From 31 January Morrisons will scrap ‘Use By’ dates on 90 per cent of its own brand milk – and encourage its customers to use a sniff test – to help to reduce food waste in the home.
Morrisons anticipates the move will stop millions of pints of its own brand milk from being thrown away every year.
‘Use By’ dates will be scrapped from Morrisons own brand British and Scottish milks, Morrisons For Farmers milks and Morrisons organic milks in store – supplied into Morrisons by Arla farmers. Morrisons South West milk and The Best Jersey milk are yet to be converted.
Morrisons will instead encourage its customers to use a simple sniff test to check if their milk is still good to consume. The milk packaging will show ‘Best Before’ dates to indicate to customers when they should drink it by – to get the best taste. Unlike some other fresh products, drinking milk after a ‘Best Before’ date is not a food safety issue.
Milk is the third most wasted food and drink product in the UK, after potatoes and bread, with around 490 million pints wasted every year. And milk has the largest carbon footprint of these food and drink products because its production is so resource-intensive. One litre of milk can account for up to 4.5kg of CO2.
Research shows fresh milk can often last a number of days past the ‘Use By’ date shown on the bottle. However UK customers are routinely throwing away milk – as they incorrectly believe the milk is unsafe to drink. WRAP estimates that 85 million pints of milk waste may be a result of customers sticking to ’Use By’ labels or ‘once opened use within’ guidance – when products may still be good to consume.
Ian Goode, Senior Milk Buyer at Morrisons, said: “Wasted milk means wasted effort by our farmers and unnecessary carbon being released into the atmosphere. Good quality well-kept milk has a good few days life after normal ‘Use By’ dates – and we think it should be consumed not tipped down the sink. So we’re taking a bold step today and asking customers to decide whether their milk is still good to drink. Generations before us have always used the sniff test – and I believe we can too.”

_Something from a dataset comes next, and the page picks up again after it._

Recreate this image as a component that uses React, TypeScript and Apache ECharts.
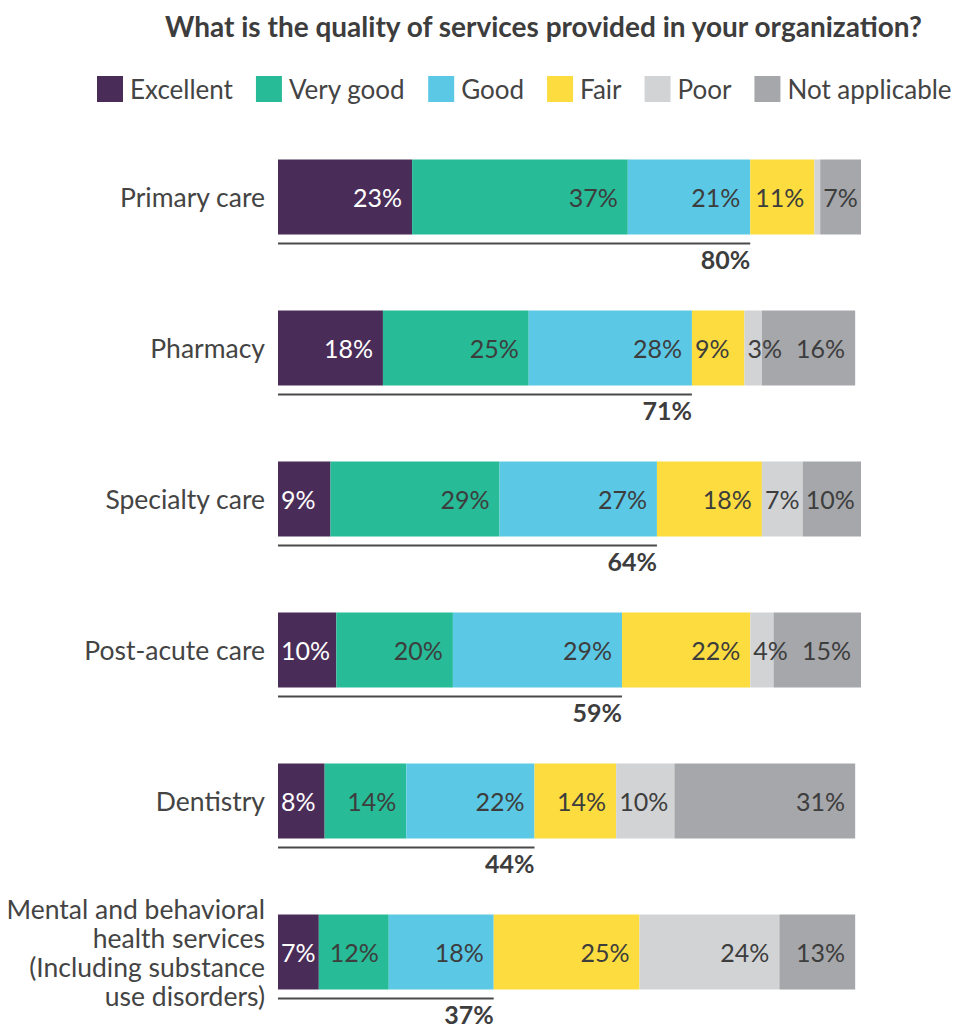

Marcus Gover, CEO at WRAP, said: “I am delighted that Morrisons is the first UK supermarket to take this important step to help reduce household food waste – it shows real leadership and we look forward to more retailers reviewing date labels on their products and taking action. WRAP’s joint Best Practice with FSA and Defra is to only apply a ‘Use By’ date when required for food safety reasons. Applying a Best Before date to indicate quality on all other products means people have longer to use their food. Almost 300,000 tonnes of milk is wasted from UK homes each year, worth £270million, with the main reason being that it isn’t used in time. Making improvements to labelling forms an important part of WRAP’s efforts under the Courtauld Commitment 2030 to reduce household food waste. It is fantastic to see Morrisons, as a Courtauld signatory, making this change – giving people the confidence to use their judgment and consume more of the milk they buy.”
Morrisons has already scrapped ‘Use By’ dates across some of its own-brand yogurt and hard cheese ranges in 2020.
Morrisons has committed to reducing food waste in stores by 50% by 2030. The company takes great care to order what it thinks it can sell and where products are close to their ‘Use By’ or ‘Best Before’ date, they are offered to customers at reduced prices. When waste does occur, Morrisons ‘Unsold Food’ programme works with a range of partners including Too Good to Go, The Bread and Butter Thing and local food banks, charities and community groups, to ensure food can be redistributed. Where food cannot be redistributed, Morrisons use anaerobic digestion to generate electricity, which in turn contributes to renewable energy generation across the UK.